What are the biggest sources of tension between shareholders and management?

The most common complaint is still about capital allocation — shareholders would like to see companies use their cash flows differently. This kind of activism makes a lot of sense. For example, I’m a fund manager: if I go into a company and say, “Your stock is undervalued — you should buy back shares,” or “You should pay a dividend,” at least that’s in the realm of my expertise. In recent years, there’s been more shareholder activism focused on operating efficiency. Shareholders will have specific recommendations on how to improve operating margins; they might say something like, “You need to spend slightly less on marketing and more on product placement,” which might not actually be their expertise. It’s an interesting dynamic.

Do you have a favorite letter in the collection?

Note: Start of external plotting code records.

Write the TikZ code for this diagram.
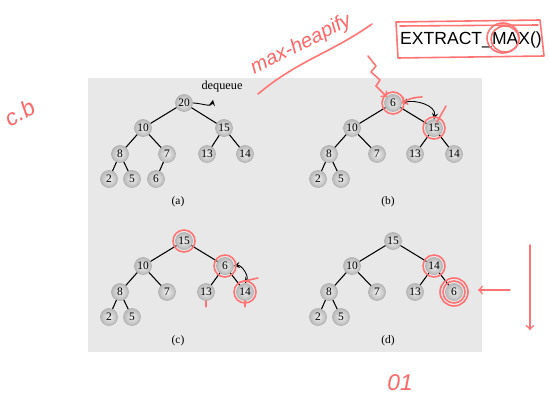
\documentclass[tikz,border=0pt]{standalone}
\usepackage{fontspec}
\setmainfont{Liberation Serif}
\newfontfamily\handfont{Liberation Sans}
\usetikzlibrary{calc}
\tikzset{
  heapnode/.style={circle, shading=radial, inner color=gray!12, outer color=gray!55,
    draw=gray!60, line width=0.4pt,
    minimum size=0.34cm, inner sep=0pt, font=\fontsize{6.5}{7}\selectfont},
  heapedge/.style={line width=0.6pt},
  swaparrow/.style={<->, >=stealth, line width=0.5pt},
  redmark/.style={draw=red!55, line width=0.9pt, line cap=round, line join=round},
  redtext/.style={text=red!60, font=\handfont\itshape},
  caption/.style={font=\fontsize{6.5}{7}\selectfont}
}

\begin{document}
\begin{tikzpicture}[x=0.02cm, y=-0.02cm]
			%%%%% START %%%%%
			\useasboundingbox (0, 0) rectangle (550, 402);
			\fill[white] (0, 0) rectangle (550, 402);
			\fill[gray!18] (88, 78) rectangle (482, 352);
			
			% (a)
			\node[heapnode] (a20) at (184, 103) {20};
			\node[heapnode] (a10) at (143, 128) {10};
			\node[heapnode] (a15) at (224, 128) {15};
			\node[heapnode] (a8) at (120, 154) {8};
			\node[heapnode] (a7) at (167, 154) {7};
			\node[heapnode] (a13) at (207, 154) {13};
			\node[heapnode] (a14) at (245, 154) {14};
			\node[heapnode] (a2) at (109, 179) {2};
			\node[heapnode] (a5) at (132, 179) {5};
			\node[heapnode] (a6) at (156, 179) {6};
			\draw[heapedge] (a20) -- (a10);
			\draw[heapedge] (a20) -- (a15);
			\draw[heapedge] (a10) -- (a8);
			\draw[heapedge] (a10) -- (a7);
			\draw[heapedge] (a15) -- (a13);
			\draw[heapedge] (a15) -- (a14);
			\draw[heapedge] (a8) -- (a2);
			\draw[heapedge] (a8) -- (a5);
			\draw[heapedge] (a7) -- (a6);
			\node[caption] (capa) at (178, 202) {(a)};
			\node[caption, font=\fontsize{7}{8}\selectfont] (deq) at (222, 87) {dequeue};
			\draw[->, >=stealth, line width=0.5pt] (a20.east) to[out=0, in=-100] ($(deq.south)+(-9, 1)$);
			
			% (b)
			\node[heapnode] (b6) at (393, 103) {6};
			\node[heapnode] (b10) at (352, 128) {10};
			\node[heapnode] (b15) at (434, 128) {15};
			\node[heapnode] (b8) at (329, 154) {8};
			\node[heapnode] (b7) at (377, 154) {7};
			\node[heapnode] (b13) at (415, 154) {13};
			\node[heapnode] (b14) at (454, 154) {14};
			\node[heapnode] (b2) at (318, 179) {2};
			\node[heapnode] (b5) at (341, 179) {5};
			\draw[heapedge] (b6) -- (b10);
			\draw[heapedge] (b6) -- (b15);
			\draw[heapedge] (b10) -- (b8);
			\draw[heapedge] (b10) -- (b7);
			\draw[heapedge] (b15) -- (b13);
			\draw[heapedge] (b15) -- (b14);
			\draw[heapedge] (b8) -- (b2);
			\draw[heapedge] (b8) -- (b5);
			\draw[swaparrow] (b6.east) to[out=15, in=80] (b15.north);
			\node[caption] (capb) at (388, 202) {(b)};
			
			% (c)
			\node[heapnode] (c15) at (184, 241) {15};
			\node[heapnode] (c10) at (143, 266) {10};
			\node[heapnode] (c6) at (225, 266) {6};
			\node[heapnode] (c8) at (120, 292) {8};
			\node[heapnode] (c7) at (167, 292) {7};
			\node[heapnode] (c13) at (206, 292) {13};
			\node[heapnode] (c14) at (245, 292) {14};
			\node[heapnode] (c2) at (109, 317) {2};
			\node[heapnode] (c5) at (132, 317) {5};
			\draw[heapedge] (c15) -- (c10);
			\draw[heapedge] (c15) -- (c6);
			\draw[heapedge] (c10) -- (c8);
			\draw[heapedge] (c10) -- (c7);
			\draw[heapedge] (c6) -- (c13);
			\draw[heapedge] (c6) -- (c14);
			\draw[heapedge] (c8) -- (c2);
			\draw[heapedge] (c8) -- (c5);
			\draw[swaparrow] (c6.east) to[out=10, in=60] (c14.north);
			\node[caption] (capc) at (178, 341) {(c)};
			
			% (d)
			\node[heapnode] (d15) at (393, 241) {15};
			\node[heapnode] (d10) at (352, 266) {10};
			\node[heapnode] (d14) at (434, 266) {14};
			\node[heapnode] (d8) at (329, 292) {8};
			\node[heapnode] (d7) at (377, 292) {7};
			\node[heapnode] (d13) at (415, 292) {13};
			\node[heapnode] (d6) at (454, 292) {6};
			\node[heapnode] (d2) at (318, 317) {2};
			\node[heapnode] (d5) at (341, 317) {5};
			\draw[heapedge] (d15) -- (d10);
			\draw[heapedge] (d15) -- (d14);
			\draw[heapedge] (d10) -- (d8);
			\draw[heapedge] (d10) -- (d7);
			\draw[heapedge] (d14) -- (d13);
			\draw[heapedge] (d14) -- (d6);
			\draw[heapedge] (d8) -- (d2);
			\draw[heapedge] (d8) -- (d5);
			\node[caption] (capd) at (388, 341) {(d)};
			
			% red notes
			\node[font=\handfont\fontsize{10}{12}\selectfont] (xmax) at (471, 40) {EXTRACT\_MAX()};
			\draw[redmark] (396, 22) -- (540, 20) -- (544, 56) -- (398, 58) -- cycle;
			\draw[redmark] (400, 26) -- (538, 25);
			\draw[redmark] (503, 38) ellipse (16 and 15);
			\draw[redmark] (505, 39) ellipse (14 and 13);
			\node[redtext, rotate=27, font=\handfont\itshape\fontsize{11.5}{14}\selectfont] (mh) at (301, 45) {max-heapify};
			\draw[redmark] (258, 94) to[out=40, in=-145] (372, 24);
			\node[redtext, rotate=30, font=\handfont\itshape\fontsize{13}{15}\selectfont] (cb) at (20, 113) {c.b};
			\node[redtext, font=\handfont\itshape\fontsize{13}{15}\selectfont] (zo) at (400, 383) {01};
			\draw[redmark] (b6) circle (11);
			\draw[redmark] (b15) circle (11);
			\draw[redmark] (c15) circle (11);
			\draw[redmark] (c6) circle (11);
			\draw[redmark] (c14) circle (11);
			\draw[redmark] (d14) circle (11);
			\draw[redmark] (d6) circle (11);
			\draw[redmark] (d6) circle (14);
			\draw[redmark] (368, 56) -- (376, 66) -- (371, 72) -- (380, 80) -- (376, 86);
			\draw[redmark, ->] (376, 86) -- (b6.north west);
			\draw[redmark, ->] (422, 97) to[bend right=15] (b6.east);
			\draw[redmark] (446, 106) -- (437, 122);
			\draw[redmark] (c13.south) -- ++(0, 6);
			\draw[redmark] (c14.south) -- ++(0, 6);
			\draw[redmark] (240, 282) -- (258, 278);
			\coordinate (rarr) at (510, 290);
			\coordinate (rarrend) at (478, 290);
			\draw[redmark, ->] (rarr) -- (rarrend);
			\coordinate (dtop) at (530, 245);
			\coordinate (dbot) at (530, 330);
			\draw[redmark, ->] (dtop) -- (dbot);
			%%%%% END %%%%%
		\end{tikzpicture}
\end{document}
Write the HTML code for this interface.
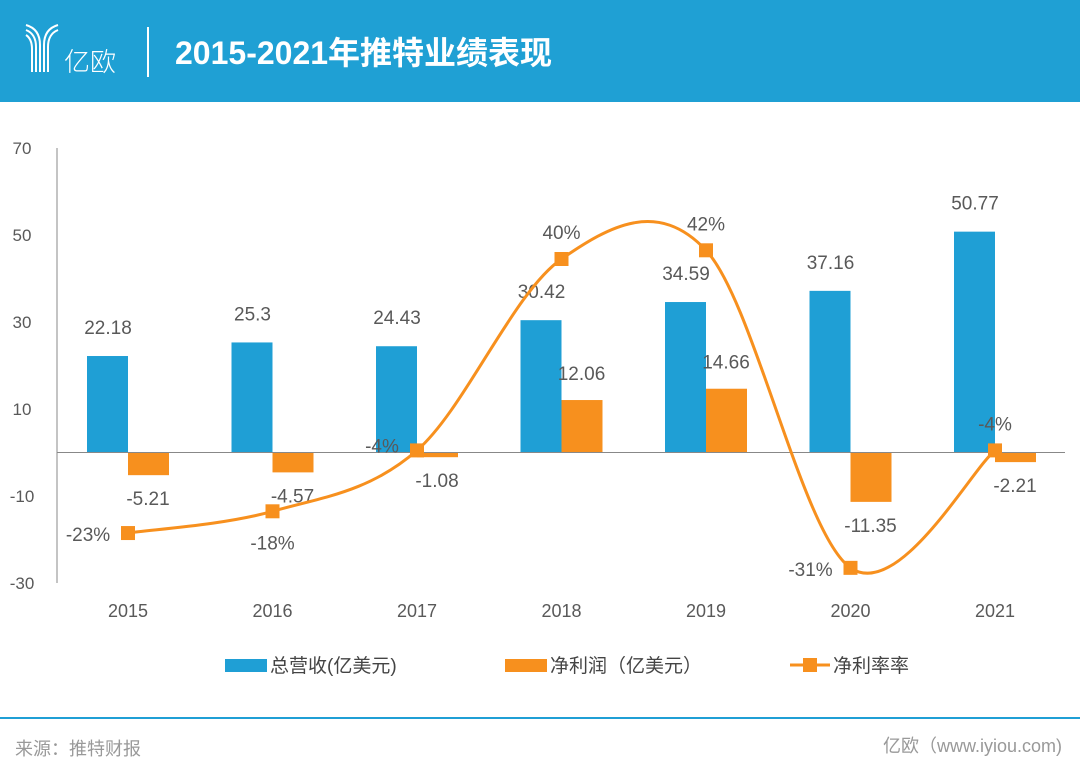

The Ross Perot one. He was a board member of GM, and the letter is about GM’s proposed acquisition of Hughes Aircraft [in 1985]. It’s pretty remarkable. It’s basically all in bullet points — he was insanely direct and harsh! But he was right. It ended with him explaining to [then chairman and CEO] Roger Smith that GM was failing because it was trying to fix its operations with technology and money. Meanwhile the Japanese were succeeding with ingenuity — using the same workers on older, cheaper equipment to make better cars. It spelled all that out.

Is there a prevailing takeaway you learned from writing this book?

I learned that the same tensions and conflicts between shareholders and management that occurred in the 1920s persist today. There’s this idea that shareholder activism is a new movement, but it’s been around a long time — and it will be here a long time in the future.